Reliable: Reliable data is data that will show similar results on repeated attempts. One major way of testing data reliability is using the half split method. In the half split method, the data is split into two (for example, 1000 observations split into two datasets of 500 each) and a similar test run on both. Trends in results from both datasets should be similar (this is different from same) for the data to be considered quality data.
Complete: Without complete data, it difficult to rely on its results. Enormous missing data in a dataset is the surest way to conclude that the dataset is of poor quality.
Beneficial (useful): If data is not useful, then it probably is of poor quality. Data must serve the purpose for which it was collected, otherwise it is irrelevant. In other words, how beneficial the data is, is a good sign of its quality.
Acceptable: Again, if data is inacceptable by all the stakeholders, then that is a good sign that it is not quality. Data can only be quality if it is acceptable by all those who wish to use it. Yet again, it might be difficult to wholly agree on the quality based on this dimension, a certain level of acceptability may suffice.
CAUSES OF POOR DATA QUALITY
1. Errors of omission (Incomplete data): Incomplete data is one of the most prominent causes of poor data. This is usually in the form of missing data. When there are several missing bits of data, the quality may and indeed most of the time is compromised. In some cases a whole entry (observation) is rendered non-usable as a result of a missing component, especially for stratified data where it is a missing indicator may make it possible to group an observation into any stratum.

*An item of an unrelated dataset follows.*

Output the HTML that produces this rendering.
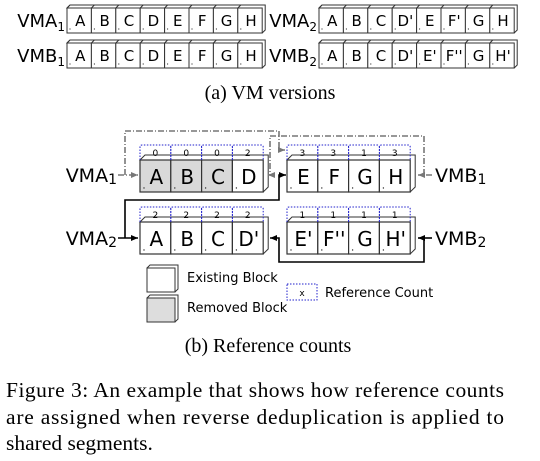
<!DOCTYPE html>
<html><head><meta charset="utf-8"><style>
body{margin:0;background:#fff}
svg{display:block}
.s{font-family:"DejaVu Sans","Liberation Sans",sans-serif}
.r{font-family:"Liberation Serif",serif}
</style></head><body>
<svg id="fig" width="540" height="461" viewBox="0 0 540 461" xmlns="http://www.w3.org/2000/svg">
<defs>
<marker id="ag" markerWidth="8" markerHeight="8" refX="7" refY="4" orient="auto" markerUnits="userSpaceOnUse"><path d="M0,1 L7,4 L0,7 z" fill="#777"/></marker>
<marker id="ab" markerWidth="8" markerHeight="8" refX="7" refY="4" orient="auto" markerUnits="userSpaceOnUse"><path d="M0,1 L7,4 L0,7 z" fill="#000"/></marker>
</defs>
<g id="topg"></g>
<text class="r" x="270" y="99" font-size="20" text-anchor="middle">(a) VM versions</text>
<g id="botg"></g>
<g fill="none" stroke-width="1.6">
<path d="M118,175 L138,175" stroke="#777" stroke-dasharray="6,2,1,2" marker-end="url(#ag)"/>
<path d="M125,175 L125,131 L279,131 L279,150 L285,150" stroke="#777" stroke-dasharray="6,2,1,2" marker-end="url(#ag)"/>
<path d="M432,175 L418,175" stroke="#777" stroke-dasharray="6,2,1,2" marker-end="url(#ag)"/>
<path d="M424,175 L424,136 L270,136 L270,175 L268,175" stroke="#777" stroke-dasharray="6,2,1,2" marker-end="url(#ag)"/>
<path d="M118,238 L138,238" stroke="#000" marker-end="url(#ab)"/>
<path d="M125,238 L125,200 L279,200 L279,175 L286,175" stroke="#000" marker-end="url(#ab)"/>
<path d="M432,238 L418,238" stroke="#000" marker-end="url(#ab)"/>
<path d="M424,238 L424,262 L279,262 L279,238 L270,238" stroke="#000" marker-end="url(#ab)"/>
</g>
<g>
<g>
<path d="M147,268 L150,265 L178,265 L178,289 L175,292 Z" fill="#fff" stroke="#333"/>
<rect x="147" y="268" width="28" height="24" fill="#fff" stroke="#333"/>
<text class="s" x="187" y="282" font-size="13">Existing Block</text>
</g>
<g>
<path d="M147,298 L150,295 L178,295 L178,319 L175,322 Z" fill="#fff" stroke="#333"/>
<rect x="147" y="298" width="28" height="24" fill="#ddd" stroke="#333"/>
<text class="s" x="187" y="312" font-size="13">Removed Block</text>
</g>
<g>
<rect x="287" y="284" width="30" height="16" fill="none" stroke="#22c" stroke-dasharray="1.5,1.5"/>
<text class="s" x="302" y="296" font-size="9" text-anchor="middle">x</text>
<text class="s" x="325" y="297" font-size="13">Reference Count</text>
</g>
</g>
<text class="r" x="268" y="352" font-size="20" text-anchor="middle">(b) Reference counts</text>
<g class="r" font-size="21.5">
<text x="6" y="397" textLength="498" lengthAdjust="spacing">Figure 3:  An example that shows how reference counts</text>
<text x="6" y="424" textLength="498" lengthAdjust="spacing">are assigned when reverse deduplication is applied to</text>
<text x="6" y="450">shared segments.</text>
</g>
</svg>
<script>
const NS="http://www.w3.org/2000/svg";
function mk(p,tag,a){const e=document.createElementNS(NS,tag);for(const k in a)e.setAttribute(k,a[k]);p.appendChild(e);return e;}
const rowsTop=[
 {label:"VMA",sub:"1",x:67,y:8,cells:["A","B","C","D","E","F","G","H"]},
 {label:"VMB",sub:"1",x:67,y:43,cells:["A","B","C","D","E","F","G","H"]},
 {label:"VMA",sub:"2",x:319,y:8,cells:["A","B","C","D'","E","F'","G","H"]},
 {label:"VMB",sub:"2",x:319,y:43,cells:["A","B","C","D'","E'","F''","G","H'"]}];
const topG=document.getElementById('topg');
rowsTop.forEach(r=>{
 const g=mk(topG,'g',{});
 
 
 const w=24.4,h=25,d=3,n=r.cells.length;
 mk(g,'path',{d:`M${r.x},${r.y} L${r.x+d},${r.y-d} L${r.x+n*w+d},${r.y-d} L${r.x+n*w+d},${r.y+h-d} L${r.x+n*w},${r.y+h} Z`,fill:'#fff',stroke:'#333','stroke-width':1});
 r.cells.forEach((c,i)=>{
  const x=r.x+i*w;
  mk(g,'line',{x1:x+d,y1:r.y-d,x2:x,y2:r.y,stroke:'#333'});
  mk(g,'rect',{x:x,y:r.y,width:w,height:h,fill:'#fff',stroke:'#333'});
  mk(g,'circle',{cx:x+3,cy:r.y+h-4,r:0.6,fill:'#333'});
  const t=mk(g,'text',{x:x+w/2+1,y:r.y+18,'font-size':15,'text-anchor':'middle',class:'s'});t.textContent=c;
 });
 const t=mk(g,'text',{x:r.x-2,y:r.y+19,'font-size':18,'text-anchor':'end',class:'s'});
 t.innerHTML=r.label+'<tspan font-size="12" dy="4">'+r.sub+'</tspan>';
});
const botG=document.getElementById('botg');
const groups=[
 {name:'vma1-blocks',x:140,y:160,cells:["A","B","C","D"],counts:["0","0","0","2"],removed:[1,1,1,0]},
 {name:'vmb1-blocks',x:287,y:160,cells:["E","F","G","H"],counts:["3","3","1","3"],removed:[0,0,0,0]},
 {name:'vma2-blocks',x:140,y:222,cells:["A","B","C","D'"],counts:["2","2","2","2"],removed:[0,0,0,0]},
 {name:'vmb2-blocks',x:287,y:222,cells:["E'","F''","G","H'"],counts:["1","1","1","1"],removed:[0,0,0,0]}];
groups.forEach(gr=>{
 const g=mk(botG,'g',{});
 
 
 const w=30.8,h=32,d=5,n=4;
 mk(g,'path',{d:`M${gr.x},${gr.y} L${gr.x+d},${gr.y-d} L${gr.x+n*w+d},${gr.y-d} L${gr.x+n*w+d},${gr.y+h-d} L${gr.x+n*w},${gr.y+h} Z`,fill:'#fff',stroke:'#333'});
 gr.cells.forEach((c,i)=>{
  const x=gr.x+i*w;
  mk(g,'rect',{x:x,y:gr.y,width:w,height:h,fill:gr.removed[i]?'#d9d9d9':'#fff',stroke:'#333','stroke-width':1.2});
  mk(g,'circle',{cx:x+4,cy:gr.y+h-4,r:0.7,fill:'#333'});
  const t=mk(g,'text',{x:x+w/2+1,y:gr.y+24,'font-size':20,'text-anchor':'middle',class:'s'});t.textContent=c;
  mk(g,'path',{d:`M${x},${gr.y} L${x},${gr.y-13} Q${x},${gr.y-15} ${x+2},${gr.y-15} L${x+w-2},${gr.y-15} Q${x+w},${gr.y-15} ${x+w},${gr.y-13} L${x+w},${gr.y}`,fill:'none',stroke:'#22c','stroke-dasharray':'1.5,1.5'});
  const k=mk(g,'text',{x:x+w/2,y:gr.y-4,'font-size':9,'text-anchor':'middle',class:'s'});k.textContent=gr.counts[i];
 });
});
const labs=[["VMA","1",117,182,'end'],["VMB","1",435,182,'start'],["VMA","2",117,245,'end'],["VMB","2",435,245,'start']];
labs.forEach(l=>{
 const t=mk(botG,'text',{x:l[2],y:l[3],'font-size':19,'text-anchor':l[4],class:'s'});
 
 
 t.innerHTML=l[0]+'<tspan font-size="14" dy="2">'+l[1]+'</tspan>';
});
</script>
</body></html>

2. Errors of commission: Although a rare cause of poor data, additional and unnecessary information in data may compromise its quality. This is especially true where questions have skip patterns. In skip patterns, particular responses may not apply depending on responses provided in a previous question. However, if responses are recorded where skip patterns should have applied, then questions regarding data quality begin to arise.
3. Coding errors: This is yet another major cause for data quality concerns. Consider even a simple question such as gender. If response options were “1= Male” and “2= Female” and during coding, either at collection or entry, responses are entered as “1= Female” and “2= Male” then data quality is already compromised.
4. Poor collection methods: Even a simple factor such as the collection method may adversely affect the quality of data. Manual collection methods are known to contribute to more errors than digital methods. This is because factors such as illegible handwriting, carelessness and poor understanding of skip patterns may lead to poor quality data. However, since it is possible to set entry limits and skip patterns in digital data gathering, then the process quality is preserved.
5. Incompetent field staff: The type of field staff hired for data collection process has a huge impact on data quality. Not only should they be competent, they should also be honest and accountable. Otherwise, without honesty, field staff may give false data, mainly by falsifying data to meet targets.
6. Poor collection tools: In some instances, data quality issues boil down to poor collection tools. Either the tool does not capture what is intended or it is insufficient to capture the whole range of required information. Poor collection tools mainly affect the validity and reliability of the data.
SOME WAYS OF ADDRESSING DATA QUALITY ISSUES
1. Digital data gathering
One way of addressing data quality issues is to digital processes. For example, regarding errors of omission, through a digital process, the designer is able to specify whether a question is mandatory or optional. In this case, the enumerator has to fill in the mandatory. Additionally coding challenges are easily addressed by using digital data entry as the codes are preset prior to collection.
2. Data cleaning
In cases where both collection and entry is done manually, one way of addressing quality issues is to invest in data cleaning. This needs to be done both prior to entry and after entry. Data cleaning ensures that any issues with the data are identified and followed up with the enumerators.
3. Staff training
Investing in staff training is one of the surest ways of addressing data quality issues. By building the skills and knowledge of the staff involved, they not only become more involved in ensuring that data integrity is maintained but also are able to identify barriers to data quality and make attempts to avoid them.
4. Data policy into organizational culture
Organizations need to develop data quality policies and integrate them into the organizational culture in this way, each and every employee becomes an active agent of maintain data integrity within the organization and provide alternatives or solutions to data challenges.